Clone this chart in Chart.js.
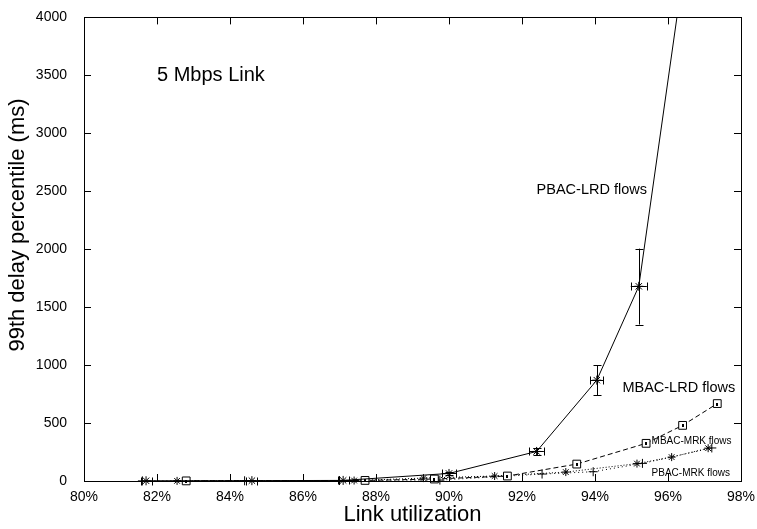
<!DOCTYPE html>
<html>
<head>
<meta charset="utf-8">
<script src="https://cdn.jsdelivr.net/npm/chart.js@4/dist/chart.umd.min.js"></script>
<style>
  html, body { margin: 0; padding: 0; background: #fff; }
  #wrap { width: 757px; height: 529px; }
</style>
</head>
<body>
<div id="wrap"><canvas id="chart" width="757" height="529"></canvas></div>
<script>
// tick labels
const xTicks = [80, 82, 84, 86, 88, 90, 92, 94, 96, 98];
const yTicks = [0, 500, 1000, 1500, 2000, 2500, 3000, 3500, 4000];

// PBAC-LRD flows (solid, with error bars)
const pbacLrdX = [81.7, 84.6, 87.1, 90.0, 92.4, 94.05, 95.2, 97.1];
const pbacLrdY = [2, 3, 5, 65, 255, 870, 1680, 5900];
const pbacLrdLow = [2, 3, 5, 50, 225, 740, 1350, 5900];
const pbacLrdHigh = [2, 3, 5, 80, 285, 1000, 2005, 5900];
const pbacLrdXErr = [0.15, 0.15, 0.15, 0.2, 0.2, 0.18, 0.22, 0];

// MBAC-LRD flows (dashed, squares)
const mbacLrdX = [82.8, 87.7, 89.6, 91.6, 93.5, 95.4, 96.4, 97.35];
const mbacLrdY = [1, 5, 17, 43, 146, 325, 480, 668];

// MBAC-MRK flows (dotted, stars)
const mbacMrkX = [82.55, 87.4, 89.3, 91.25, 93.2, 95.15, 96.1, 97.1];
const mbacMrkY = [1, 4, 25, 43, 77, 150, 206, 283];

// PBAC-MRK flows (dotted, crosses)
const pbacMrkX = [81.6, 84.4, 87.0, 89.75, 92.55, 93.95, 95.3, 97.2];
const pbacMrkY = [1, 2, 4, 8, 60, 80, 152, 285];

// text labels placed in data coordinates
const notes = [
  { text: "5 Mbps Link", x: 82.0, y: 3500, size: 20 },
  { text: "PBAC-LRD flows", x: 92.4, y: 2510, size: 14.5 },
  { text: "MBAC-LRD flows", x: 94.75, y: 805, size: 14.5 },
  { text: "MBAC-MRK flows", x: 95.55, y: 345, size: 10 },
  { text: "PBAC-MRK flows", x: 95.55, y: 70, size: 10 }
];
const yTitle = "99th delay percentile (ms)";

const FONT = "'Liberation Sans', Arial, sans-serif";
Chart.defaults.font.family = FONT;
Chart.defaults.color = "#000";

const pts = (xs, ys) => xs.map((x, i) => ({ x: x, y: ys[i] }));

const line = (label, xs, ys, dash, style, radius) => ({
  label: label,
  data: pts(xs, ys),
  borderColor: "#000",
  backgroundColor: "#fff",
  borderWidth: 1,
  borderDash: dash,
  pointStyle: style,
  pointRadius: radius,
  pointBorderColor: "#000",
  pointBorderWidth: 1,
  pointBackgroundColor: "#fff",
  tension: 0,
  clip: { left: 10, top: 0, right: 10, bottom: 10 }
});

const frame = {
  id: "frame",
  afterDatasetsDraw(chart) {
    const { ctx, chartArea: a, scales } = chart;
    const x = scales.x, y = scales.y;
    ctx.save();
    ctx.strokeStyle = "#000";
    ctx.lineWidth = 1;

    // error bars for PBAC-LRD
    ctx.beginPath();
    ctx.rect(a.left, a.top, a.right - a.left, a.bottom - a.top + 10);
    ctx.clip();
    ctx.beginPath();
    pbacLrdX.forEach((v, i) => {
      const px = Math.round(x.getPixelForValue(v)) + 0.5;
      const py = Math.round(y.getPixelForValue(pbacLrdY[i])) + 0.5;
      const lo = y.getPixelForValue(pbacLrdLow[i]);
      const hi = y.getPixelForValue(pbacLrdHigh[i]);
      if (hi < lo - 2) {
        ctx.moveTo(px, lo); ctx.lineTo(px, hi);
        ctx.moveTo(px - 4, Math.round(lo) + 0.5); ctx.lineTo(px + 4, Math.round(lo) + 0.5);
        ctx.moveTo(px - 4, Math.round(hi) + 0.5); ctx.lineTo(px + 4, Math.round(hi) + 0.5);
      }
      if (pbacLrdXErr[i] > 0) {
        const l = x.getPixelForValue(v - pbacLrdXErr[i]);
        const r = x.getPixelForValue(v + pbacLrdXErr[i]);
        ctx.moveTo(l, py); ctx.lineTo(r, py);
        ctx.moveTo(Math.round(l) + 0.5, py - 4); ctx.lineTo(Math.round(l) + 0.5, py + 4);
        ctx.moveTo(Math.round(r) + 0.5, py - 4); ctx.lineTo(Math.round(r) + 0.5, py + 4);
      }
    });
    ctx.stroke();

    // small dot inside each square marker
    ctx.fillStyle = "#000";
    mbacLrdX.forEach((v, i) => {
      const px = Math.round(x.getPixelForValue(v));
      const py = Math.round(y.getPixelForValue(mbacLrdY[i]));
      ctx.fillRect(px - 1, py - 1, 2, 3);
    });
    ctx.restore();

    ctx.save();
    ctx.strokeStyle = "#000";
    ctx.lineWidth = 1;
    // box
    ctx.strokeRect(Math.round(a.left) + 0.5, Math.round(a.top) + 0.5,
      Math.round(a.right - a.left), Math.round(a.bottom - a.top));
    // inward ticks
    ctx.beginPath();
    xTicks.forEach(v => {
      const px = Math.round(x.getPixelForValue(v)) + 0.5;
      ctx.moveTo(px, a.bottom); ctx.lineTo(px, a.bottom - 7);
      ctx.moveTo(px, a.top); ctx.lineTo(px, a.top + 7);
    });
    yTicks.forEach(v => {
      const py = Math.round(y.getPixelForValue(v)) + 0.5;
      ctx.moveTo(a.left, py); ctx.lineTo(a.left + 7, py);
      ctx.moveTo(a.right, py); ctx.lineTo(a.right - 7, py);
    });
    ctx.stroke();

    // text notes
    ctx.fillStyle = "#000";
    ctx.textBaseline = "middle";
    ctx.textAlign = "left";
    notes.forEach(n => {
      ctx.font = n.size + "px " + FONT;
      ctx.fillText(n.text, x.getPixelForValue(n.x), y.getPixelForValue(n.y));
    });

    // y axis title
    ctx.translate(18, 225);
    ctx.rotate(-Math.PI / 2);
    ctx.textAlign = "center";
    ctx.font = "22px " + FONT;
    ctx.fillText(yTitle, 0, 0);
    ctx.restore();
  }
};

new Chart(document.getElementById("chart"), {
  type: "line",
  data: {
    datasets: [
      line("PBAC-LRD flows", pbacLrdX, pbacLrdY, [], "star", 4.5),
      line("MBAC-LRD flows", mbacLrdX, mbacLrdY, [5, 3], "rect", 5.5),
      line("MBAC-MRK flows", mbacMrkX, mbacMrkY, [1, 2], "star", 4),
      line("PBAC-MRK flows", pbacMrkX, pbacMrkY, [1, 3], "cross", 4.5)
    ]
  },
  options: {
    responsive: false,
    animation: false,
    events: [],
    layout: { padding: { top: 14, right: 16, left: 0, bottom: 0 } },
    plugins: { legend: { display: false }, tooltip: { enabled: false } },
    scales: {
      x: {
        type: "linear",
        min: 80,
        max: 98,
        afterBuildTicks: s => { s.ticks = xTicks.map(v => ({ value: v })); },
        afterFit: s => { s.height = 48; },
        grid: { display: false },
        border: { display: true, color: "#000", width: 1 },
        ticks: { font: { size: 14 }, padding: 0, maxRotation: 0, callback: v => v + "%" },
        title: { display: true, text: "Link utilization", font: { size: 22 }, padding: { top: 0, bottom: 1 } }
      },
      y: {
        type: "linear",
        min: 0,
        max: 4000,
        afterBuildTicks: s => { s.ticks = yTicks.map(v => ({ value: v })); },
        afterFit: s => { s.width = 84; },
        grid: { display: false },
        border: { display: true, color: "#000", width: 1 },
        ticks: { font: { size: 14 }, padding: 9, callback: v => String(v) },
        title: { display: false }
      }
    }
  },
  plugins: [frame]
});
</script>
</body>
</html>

■ Brief:
Skip every picture and return the lines above from the top through the one that contains "const pbacMrkY = [1, 2, 4, 8, 60, 80, 152, 285];".

■ Answer in full:
Clone this chart in Chart.js.
<!DOCTYPE html>
<html>
<head>
<meta charset="utf-8">
<script src="https://cdn.jsdelivr.net/npm/chart.js@4/dist/chart.umd.min.js"></script>
<style>
  html, body { margin: 0; padding: 0; background: #fff; }
  #wrap { width: 757px; height: 529px; }
</style>
</head>
<body>
<div id="wrap"><canvas id="chart" width="757" height="529"></canvas></div>
<script>
// tick labels
const xTicks = [80, 82, 84, 86, 88, 90, 92, 94, 96, 98];
const yTicks = [0, 500, 1000, 1500, 2000, 2500, 3000, 3500, 4000];

// PBAC-LRD flows (solid, with error bars)
const pbacLrdX = [81.7, 84.6, 87.1, 90.0, 92.4, 94.05, 95.2, 97.1];
const pbacLrdY = [2, 3, 5, 65, 255, 870, 1680, 5900];
const pbacLrdLow = [2, 3, 5, 50, 225, 740, 1350, 5900];
const pbacLrdHigh = [2, 3, 5, 80, 285, 1000, 2005, 5900];
const pbacLrdXErr = [0.15, 0.15, 0.15, 0.2, 0.2, 0.18, 0.22, 0];

// MBAC-LRD flows (dashed, squares)
const mbacLrdX = [82.8, 87.7, 89.6, 91.6, 93.5, 95.4, 96.4, 97.35];
const mbacLrdY = [1, 5, 17, 43, 146, 325, 480, 668];

// MBAC-MRK flows (dotted, stars)
const mbacMrkX = [82.55, 87.4, 89.3, 91.25, 93.2, 95.15, 96.1, 97.1];
const mbacMrkY = [1, 4, 25, 43, 77, 150, 206, 283];

// PBAC-MRK flows (dotted, crosses)
const pbacMrkX = [81.6, 84.4, 87.0, 89.75, 92.55, 93.95, 95.3, 97.2];
const pbacMrkY = [1, 2, 4, 8, 60, 80, 152, 285];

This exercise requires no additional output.